Power Mac users have long taken to using large displays and multiple screens to expand their view of their documents and Apple has supported easy setup and configuration of multiple displays. They can group tools and documents across workspaces and create a sophisticated and power workflow.

Yet at the same time, Apple has undermined this interface strategy with an increasing number of applications that can only open one document at a time, such as iMovie and iDVD. Some other applications only have one window, including iPhoto, iTunes, and even the professional Aperture product. They function much like an MDI.

An excellent critique of this "one-window" approach was offered in a post by Lukas Mathis several years ago on his Ignore the Code blog. He says MDIs are bad for the Mac and looked at how Adobe mitigated its use of MDI.
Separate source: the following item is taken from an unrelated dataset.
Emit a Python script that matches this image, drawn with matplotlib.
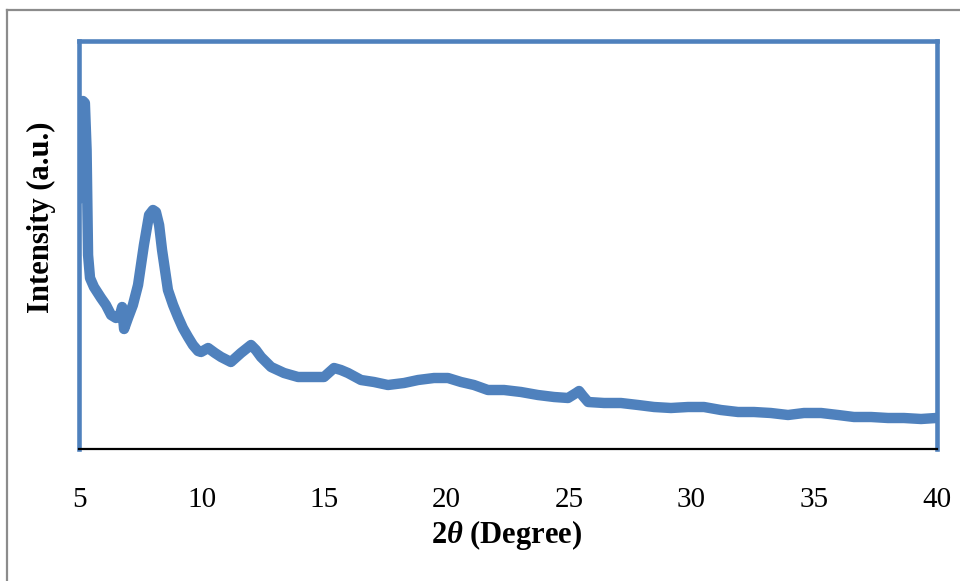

Some implementations of MDI make it hard to remove palettes from the main window. This is bad because in a multi-screen environment, a typical setup is to move all palettes to one screen, while keeping documents on the other screen. Again, the CS4 UI allows for this, so no complaints here.

MDI takes away space on larger screens. After your screen reaches a certain size, it doesn’t make much sense to maximize windows anymore. Having an MDI means you always waste space with a ton of application chrome around your documents - space which could be used by other applications running at the same time. Again, CS4 has a solution for this; hitting tab removes the application chrome (although I wasn’t able to get it back easily - hitting tab again did nothing at all). Unfortunately, the application chrome is not hidden if the application is put in the background while in MDI mode.

I blame the influence of the browser for this trend. And the MacBook and the iMacs with smaller displays. Everything in a browser and browser-based app is contained within a single window. Over time we've gotten used to the browser being more than a content container. It's made users comfortable with the MDI approach. At the same time, MDI appeals to computers with smaller screens, there's not the expanded real estate of very large displays or multiple monitors.

So, Microsoft is moving its professional Mac suite to an MDI. I get it but don't have to like it. There are many of us who find that tool palettes don't "really get in the way."